• What to work on: Repeat exactly the lines running from the first line of the data to the line containing "ha='center', va='bottom', fontsize=11)", both ends included, and nothing else; drop the pictures.

----- Data for this exercise

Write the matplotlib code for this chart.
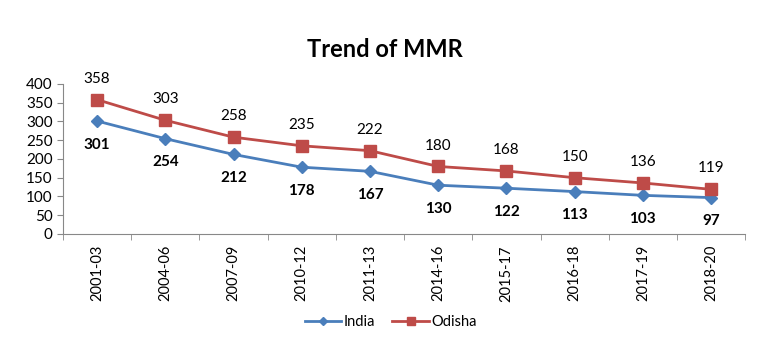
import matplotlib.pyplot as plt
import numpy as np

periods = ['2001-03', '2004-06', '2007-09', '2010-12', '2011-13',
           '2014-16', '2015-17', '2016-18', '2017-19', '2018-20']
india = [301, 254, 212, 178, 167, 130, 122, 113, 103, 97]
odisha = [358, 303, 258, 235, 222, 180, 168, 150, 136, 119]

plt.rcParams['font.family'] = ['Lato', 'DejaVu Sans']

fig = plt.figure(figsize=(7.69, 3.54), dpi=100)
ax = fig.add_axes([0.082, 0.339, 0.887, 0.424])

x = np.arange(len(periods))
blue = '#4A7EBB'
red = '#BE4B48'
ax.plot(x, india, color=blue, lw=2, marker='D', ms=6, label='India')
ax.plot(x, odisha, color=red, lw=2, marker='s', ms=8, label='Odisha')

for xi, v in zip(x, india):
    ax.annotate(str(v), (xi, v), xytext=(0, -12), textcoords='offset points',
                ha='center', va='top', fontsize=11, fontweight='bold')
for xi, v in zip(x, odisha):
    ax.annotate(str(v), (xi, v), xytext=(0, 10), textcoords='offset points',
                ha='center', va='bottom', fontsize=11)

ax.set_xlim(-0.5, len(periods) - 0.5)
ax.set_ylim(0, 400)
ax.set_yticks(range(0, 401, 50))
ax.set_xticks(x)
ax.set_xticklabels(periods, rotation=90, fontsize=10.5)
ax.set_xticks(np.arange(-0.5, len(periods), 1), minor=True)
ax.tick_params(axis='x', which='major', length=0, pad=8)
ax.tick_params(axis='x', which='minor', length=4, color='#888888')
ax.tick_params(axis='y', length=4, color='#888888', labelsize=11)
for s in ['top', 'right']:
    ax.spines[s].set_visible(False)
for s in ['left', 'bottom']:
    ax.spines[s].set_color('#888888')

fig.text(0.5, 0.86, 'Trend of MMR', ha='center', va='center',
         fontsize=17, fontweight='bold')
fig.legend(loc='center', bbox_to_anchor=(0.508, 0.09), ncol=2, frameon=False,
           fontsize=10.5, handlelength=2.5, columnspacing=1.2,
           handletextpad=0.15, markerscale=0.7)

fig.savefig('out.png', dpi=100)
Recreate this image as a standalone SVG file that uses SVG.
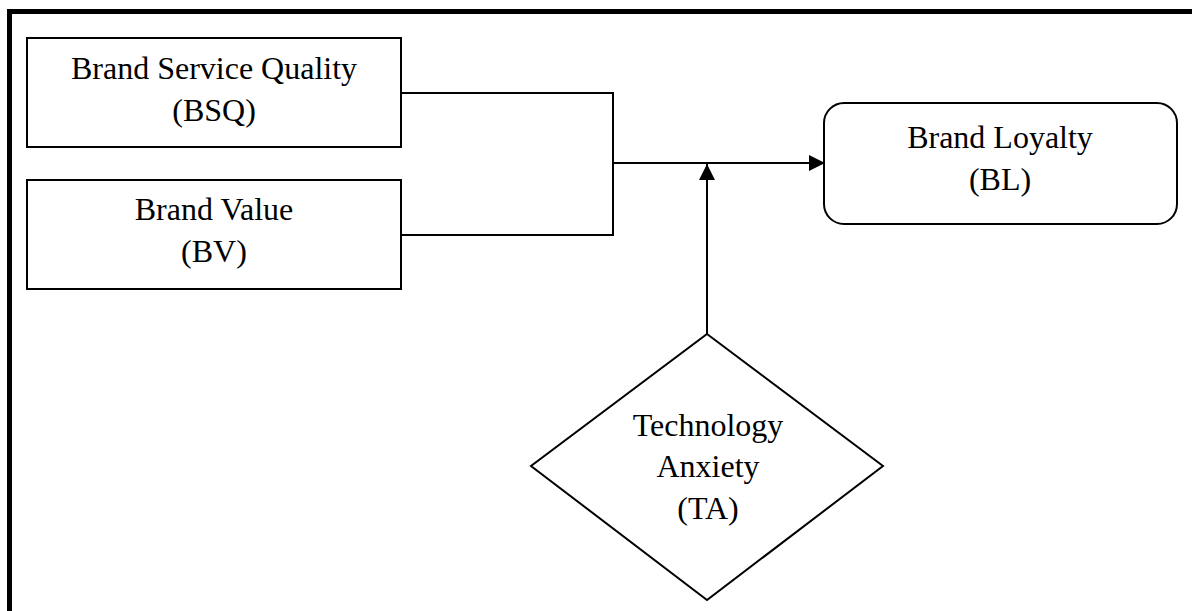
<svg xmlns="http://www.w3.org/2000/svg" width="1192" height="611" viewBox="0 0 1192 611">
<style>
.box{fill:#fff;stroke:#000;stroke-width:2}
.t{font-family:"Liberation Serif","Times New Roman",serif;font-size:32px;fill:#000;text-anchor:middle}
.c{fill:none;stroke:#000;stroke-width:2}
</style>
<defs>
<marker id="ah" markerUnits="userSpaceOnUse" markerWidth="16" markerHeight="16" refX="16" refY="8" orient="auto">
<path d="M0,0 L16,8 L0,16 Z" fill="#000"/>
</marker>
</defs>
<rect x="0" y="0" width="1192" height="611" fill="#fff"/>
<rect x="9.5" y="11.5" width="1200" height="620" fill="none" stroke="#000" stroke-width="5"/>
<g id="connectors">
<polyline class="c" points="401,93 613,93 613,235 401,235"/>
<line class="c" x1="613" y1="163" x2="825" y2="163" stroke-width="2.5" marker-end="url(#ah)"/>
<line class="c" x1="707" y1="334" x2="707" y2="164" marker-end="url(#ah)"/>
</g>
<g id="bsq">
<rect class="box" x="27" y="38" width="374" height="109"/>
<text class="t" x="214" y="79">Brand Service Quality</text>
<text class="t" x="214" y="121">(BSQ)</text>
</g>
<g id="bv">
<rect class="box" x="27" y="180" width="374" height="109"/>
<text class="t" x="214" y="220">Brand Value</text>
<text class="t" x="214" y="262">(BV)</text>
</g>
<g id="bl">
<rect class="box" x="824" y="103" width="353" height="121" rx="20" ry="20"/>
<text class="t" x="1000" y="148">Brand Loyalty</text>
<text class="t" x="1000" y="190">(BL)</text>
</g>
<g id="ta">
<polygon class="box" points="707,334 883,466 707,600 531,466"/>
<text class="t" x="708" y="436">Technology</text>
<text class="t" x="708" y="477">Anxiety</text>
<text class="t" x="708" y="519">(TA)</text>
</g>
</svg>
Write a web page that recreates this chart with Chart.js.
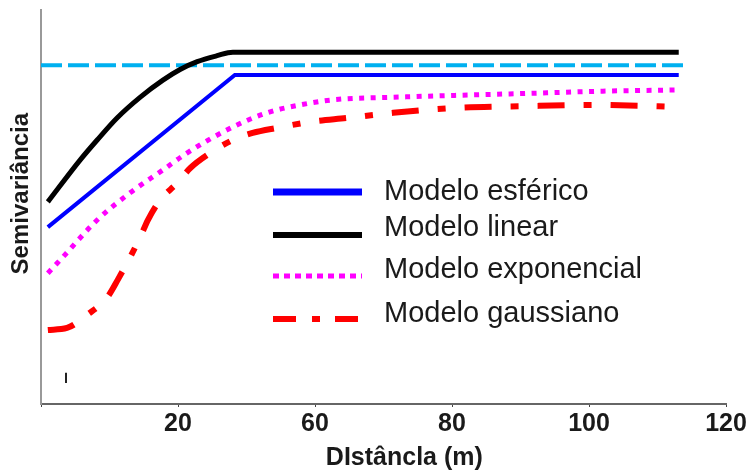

----------

• Answer to the task:
Write the matplotlib code for this chart.
import matplotlib.pyplot as plt
import numpy as np

periods = ['2001-03', '2004-06', '2007-09', '2010-12', '2011-13',
           '2014-16', '2015-17', '2016-18', '2017-19', '2018-20']
india = [301, 254, 212, 178, 167, 130, 122, 113, 103, 97]
odisha = [358, 303, 258, 235, 222, 180, 168, 150, 136, 119]

plt.rcParams['font.family'] = ['Lato', 'DejaVu Sans']

fig = plt.figure(figsize=(7.69, 3.54), dpi=100)
ax = fig.add_axes([0.082, 0.339, 0.887, 0.424])

x = np.arange(len(periods))
blue = '#4A7EBB'
red = '#BE4B48'
ax.plot(x, india, color=blue, lw=2, marker='D', ms=6, label='India')
ax.plot(x, odisha, color=red, lw=2, marker='s', ms=8, label='Odisha')

for xi, v in zip(x, india):
    ax.annotate(str(v), (xi, v), xytext=(0, -12), textcoords='offset points',
                ha='center', va='top', fontsize=11, fontweight='bold')
for xi, v in zip(x, odisha):
    ax.annotate(str(v), (xi, v), xytext=(0, 10), textcoords='offset points',
                ha='center', va='bottom', fontsize=11)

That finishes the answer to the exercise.